In ‘May Goulding’, on the other hand, Borges excised the stage directions of Buck Mulligan presented in ‘particoloured jester’s dress of puce and yellow and clown’s cap with curling bell’ (U 15.4166–67) and his customarily mocking speech that refers to the altercation he had with Stephen in ‘Telemachus’. Whilst it may be argued that, because ‘Circe’ is chiefly characterized by its phantasmagorical and hallucinatory histrionics, Borges’s omissions were unnecessary, the episode equally contains, as Matthew Creasy has demonstrated,11 pantomime elements from Shakespearean burlesque, which offer an additional discourse of parody and comic entertainment that Borges probably deemed incompatible with his new version of Joyce.
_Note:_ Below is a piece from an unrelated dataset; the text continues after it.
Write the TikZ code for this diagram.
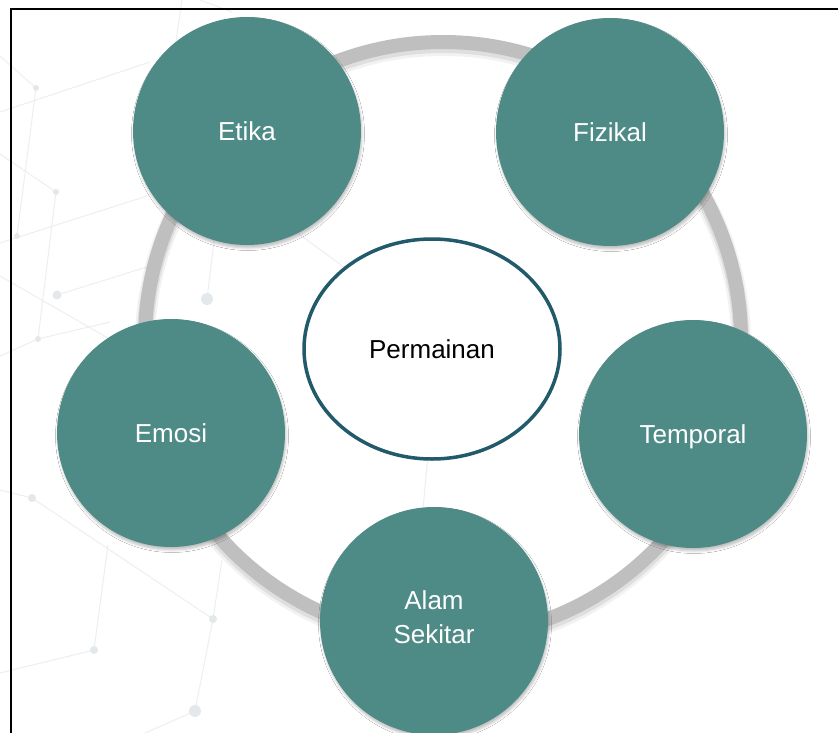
\documentclass[tikz,border=0pt]{standalone}
\usepackage{fontspec}
\setmainfont{Liberation Sans}
\usetikzlibrary{shapes.geometric,shadows.blur}
\definecolor{tealfill}{HTML}{4E8B87}
\definecolor{ringgray}{HTML}{BFBFBF}
\definecolor{edgeblue}{HTML}{215A6A}
\definecolor{netline}{HTML}{ECEFF1}
\definecolor{netdot}{HTML}{E3E8EB}
\tikzset{
  topic/.style={circle, minimum size=228pt, inner sep=0pt, fill=tealfill, text=white,
    font=\fontsize{26}{34}\selectfont, align=center,
    blur shadow={shadow xshift=1pt, shadow yshift=-3pt, shadow blur steps=5,
      shadow blur radius=2.5pt, shadow opacity=25}},
  hub/.style={ellipse, minimum width=256pt, minimum height=220pt, inner sep=0pt,
    draw=edgeblue, line width=3.5pt, fill=white, text=black,
    font=\fontsize{26}{34}\selectfont},
  netln/.style={draw=netline, line width=1pt},
  netdt/.style={fill=netdot},
  ringline/.style={draw=ringgray, line width=14pt},
  frameline/.style={draw=black, line width=1.2pt},
}
\begin{document}
\begin{tikzpicture}[x=1pt,y=-1pt]
\useasboundingbox (0,0) rectangle (838,733);
\clip (0,0) rectangle (838,733);
\fill[white] (0,0) rectangle (838,733);
% background network
\coordinate (nA) at (36,88);
\coordinate (nB) at (56,192);
\coordinate (nC) at (17,236);
\coordinate (nD) at (57,295);
\coordinate (nE) at (207,299);
\coordinate (nF) at (38,339);
\coordinate (nG) at (32,498);
\coordinate (nH) at (213,619);
\coordinate (nI) at (94,650);
\coordinate (nJ) at (195,711);
\path[netln] (0,56) -- (nA) -- (nC);
\path[netln] (0,112) -- (150,62);
\path[netln] (0,154) -- (nB) -- (nF);
\path[netln] (0,243) -- (150,195);
\path[netln] (nD) -- (150,266);
\path[netln] (nE) -- (215,233);
\path[netln] (0,276) -- (120,345);
\path[netln] (0,356) -- (nF) -- (110,322);
\path[netln] (0,490) -- (nG) -- (nH);
\path[netln] (0,673) -- (nI) -- (108,545);
\path[netln] (222,560) -- (nH) -- (nJ) -- (145,733);
\path[netln] (182,0) -- (173,61);
\path[netln] (200,0) -- (232,12);
\path[netln] (250,198) -- (345,268);
\path[netln] (428,455) -- (422,520);
\fill[netdt] (nA) circle (3pt);
\fill[netdt] (nB) circle (3pt);
\fill[netdt] (nC) circle (3pt);
\fill[netdt] (nD) circle (4.5pt);
\fill[netdt] (nE) circle (6pt);
\fill[netdt] (nF) circle (3pt);
\fill[netdt] (nG) circle (4pt);
\fill[netdt] (nH) circle (4pt);
\fill[netdt] (nI) circle (4pt);
\fill[netdt] (nJ) circle (6pt);
% frame
\draw[frameline] (11,733) -- (11,9) -- (838,9);
% ring with soft shadow
\coordinate (rc) at (443,340);
\draw[black, opacity=0.05, line width=20pt] ([yshift=-4pt]rc) circle (298pt);
\draw[black, opacity=0.08, line width=16pt] ([yshift=-3pt]rc) circle (298pt);
\draw[ringline] (rc) circle (298pt);
% hub
\node[hub] (perm) at (432,349) {Permainan};
% topics
\node[topic] (etika) at (247,131) {Etika};
\node[topic] (fizikal) at (610,132) {Fizikal};
\node[topic, text depth=0pt] (temporal) at (693,434) {Temporal};
\node[topic, text depth=8pt] (alam) at (434,621) {Alam\\Sekitar};
\node[topic] (emosi) at (171,433) {Emosi};
\end{tikzpicture}
\end{document}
Also deleted from Borges’s anthology is the ‘choir of virgins and confessors’ which foreshadows Stephen’s conflictual relationship with Roman Catholicism and his deeply buried psychological trauma from his unwillingness to pray at his mother’s deathbed.
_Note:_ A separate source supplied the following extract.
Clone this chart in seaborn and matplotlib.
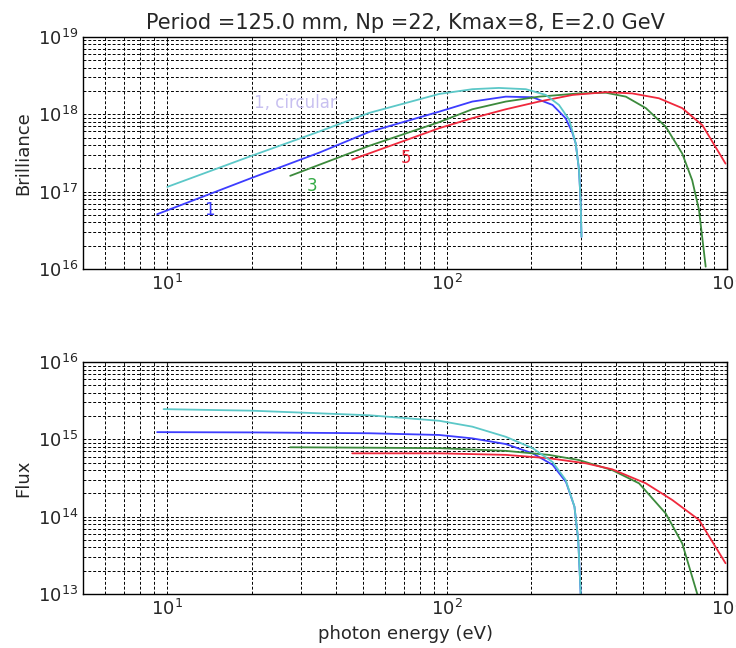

Borges’s unapologetic subtractions from the source text invite speculation about how the excisions are negotiated in the Spanish text. To begin with, Borges’s translation practice may be examined from the perspective of his 1925 fragmentary rendering of ‘Penelope’, which similarly aimed to turn the last two pages of the book into an autonomous piece intended for the readership of Hispanic audiences. Whereas the two excerpts selected for the anthology belong to two different episodes, ‘Scylla’ and ‘Circe’, they are integrated as interconnected pieces with their own separate titles. In this way, Stephen’s nominal definition ‘what is a ghost?’ is promptly followed, and in some way answered, by the uncanny apparition of May Goulding, his dead mother, who in turn serves as an example of the several ‘ghosts by death’ that populate the anthology. If in 1925 Borges presented to Argentine audiences a fragmentary translation of the last two pages of ‘Penelope’, in 1940 he similarly promoted a miniaturized version of Joyce’s epic proportions filtered through a specific literary predilection: the fantastic short story. This, in turn, goes hand in hand with the revolutionary compressed ficciones he was writing at this crucial historical juncture. His displacement of two fragments from Ulysses into the anthology thus exhibits a translation practice that imaginatively reinvents the translated text in order to make it fit the specific requirements of his compilation. The overall result is what in his 1929 essay, ‘Guido’s Relations’, Ezra Pound defined as the type of modernist translation that ‘falls in the domain of original writing’12 in which the translator offers a new poem or, in Borges’s case, two super-concise fantastic narratives rendered in a manner representative of his aesthetics of brevity.